Andrew: Yes! I can totally relate. My instinct is to write organically and then to spend most of the rest of the “writing” period going over and giving the piece some semblance of a structure. It’s amazing how helpful having something like a timeline can be. Not only does it impose a sense of temporal structure and logic, it can also set limitations on your imagination (which is sometimes very helpful). Can you tell us a little bit about the development process for this piece? The play was developed through PTC’s Flying Start program.

Sally: I began writing Herr Beckmann’s People  in 2005 (yikes!) at the Siminovitch Master Class.  The first draft was completed at the Playwrights Theatre Centre’s 2007 Playwrights Colony.  From there it went to Nightwood Theatre’s Groundswell Festival in Toronto before being selected for the Flying Start Program by Martin and Katrina.     

Flying Start is a collaborative initiative of PTC and Touchstone.   The goal of the program is to develop and professionally produce promising new plays by playwrights working to establish themselves.   It’s no secret that for new writers, and especially those working outside the theatre community, it’s tough to get scripts read let alone produced professionally.   

A little under two years ago I received an email telling me I was one of two PTC playwrights being considered for Flying Start.   It was a complete surprise.   I trotted along to an interview with Martin and Katrina where we talked about the play, my goals, and the Flying Start Program.   Obviously, I was thrilled to be invited to participate in Flying Start and especially when I heard that Martin and Katrina were also interested in assuming the pivotal roles of production dramaturg and director.   An opportunity to work with two of Vancouver’s most respected theatre professionals and organizations on the production of my script was a great gift.

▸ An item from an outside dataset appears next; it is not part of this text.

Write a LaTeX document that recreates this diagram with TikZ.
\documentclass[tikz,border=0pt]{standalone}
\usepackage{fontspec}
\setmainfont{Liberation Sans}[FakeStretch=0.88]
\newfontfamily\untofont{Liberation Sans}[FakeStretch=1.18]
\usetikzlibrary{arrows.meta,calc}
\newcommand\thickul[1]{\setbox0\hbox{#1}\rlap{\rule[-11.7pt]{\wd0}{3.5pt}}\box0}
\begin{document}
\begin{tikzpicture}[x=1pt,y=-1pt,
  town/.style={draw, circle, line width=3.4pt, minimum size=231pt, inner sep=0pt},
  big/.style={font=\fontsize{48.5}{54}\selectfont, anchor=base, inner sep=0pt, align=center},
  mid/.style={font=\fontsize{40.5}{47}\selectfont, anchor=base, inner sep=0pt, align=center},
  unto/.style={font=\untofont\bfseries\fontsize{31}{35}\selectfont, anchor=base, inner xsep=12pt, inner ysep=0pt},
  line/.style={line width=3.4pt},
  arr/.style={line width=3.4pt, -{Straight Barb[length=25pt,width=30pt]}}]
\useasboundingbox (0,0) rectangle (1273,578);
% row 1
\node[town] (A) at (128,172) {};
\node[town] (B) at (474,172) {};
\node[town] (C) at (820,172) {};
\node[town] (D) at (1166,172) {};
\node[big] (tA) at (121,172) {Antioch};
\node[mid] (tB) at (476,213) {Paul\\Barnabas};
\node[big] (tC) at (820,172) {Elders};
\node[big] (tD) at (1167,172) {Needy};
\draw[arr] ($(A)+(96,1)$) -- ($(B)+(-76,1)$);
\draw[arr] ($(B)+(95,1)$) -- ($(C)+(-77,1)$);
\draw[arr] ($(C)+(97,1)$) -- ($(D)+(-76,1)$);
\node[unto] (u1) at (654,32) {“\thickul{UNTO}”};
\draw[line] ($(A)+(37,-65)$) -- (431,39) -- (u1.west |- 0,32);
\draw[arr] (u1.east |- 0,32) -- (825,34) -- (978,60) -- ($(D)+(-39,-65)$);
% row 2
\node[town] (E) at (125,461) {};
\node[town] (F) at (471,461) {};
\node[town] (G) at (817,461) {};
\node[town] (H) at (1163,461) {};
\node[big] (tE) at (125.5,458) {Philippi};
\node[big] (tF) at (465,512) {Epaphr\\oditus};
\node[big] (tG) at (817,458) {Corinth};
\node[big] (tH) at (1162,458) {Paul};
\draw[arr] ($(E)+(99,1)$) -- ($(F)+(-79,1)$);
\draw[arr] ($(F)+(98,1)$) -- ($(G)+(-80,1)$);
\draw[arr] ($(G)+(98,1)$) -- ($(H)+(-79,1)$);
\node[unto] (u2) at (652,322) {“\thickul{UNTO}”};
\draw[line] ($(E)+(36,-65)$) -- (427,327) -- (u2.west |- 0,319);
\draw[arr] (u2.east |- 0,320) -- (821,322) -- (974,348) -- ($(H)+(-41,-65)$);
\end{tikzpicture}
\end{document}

My Flying Start experience has been stellar; my script received over a year of development including one-on-one dramaturgical sessions with Martin and some involving both Martin and Katrina; a number of planning sessions with both; several workshops involving some of Vancouver’s finest actors; and a spot in the PTC’s 2009 New Play Festival.  I’ve been consulted on and/or actively involved in every step of the production process including casting, design meetings, and rehearsals.  Meanwhile, Touchstone and PTC are working to help the script find ‘legs’ by extending invitations and promoting Herr Beckmann’s People to artistic directors, dramaturgs, and literary managers across the country.    I can’t thank PTC and Touchstone enough for this amazing experience.  Flying Start is an outstanding program for playwrights.  May it live long and be fruitful!  I urge playwrights to investigate.  In fact, after the matinee of Herr Beckmann’s People on Sunday, the 13th Martin, Katrina, and I will be there to talk about Flying Start: how it works, new developments, my experiences, and applying to the program.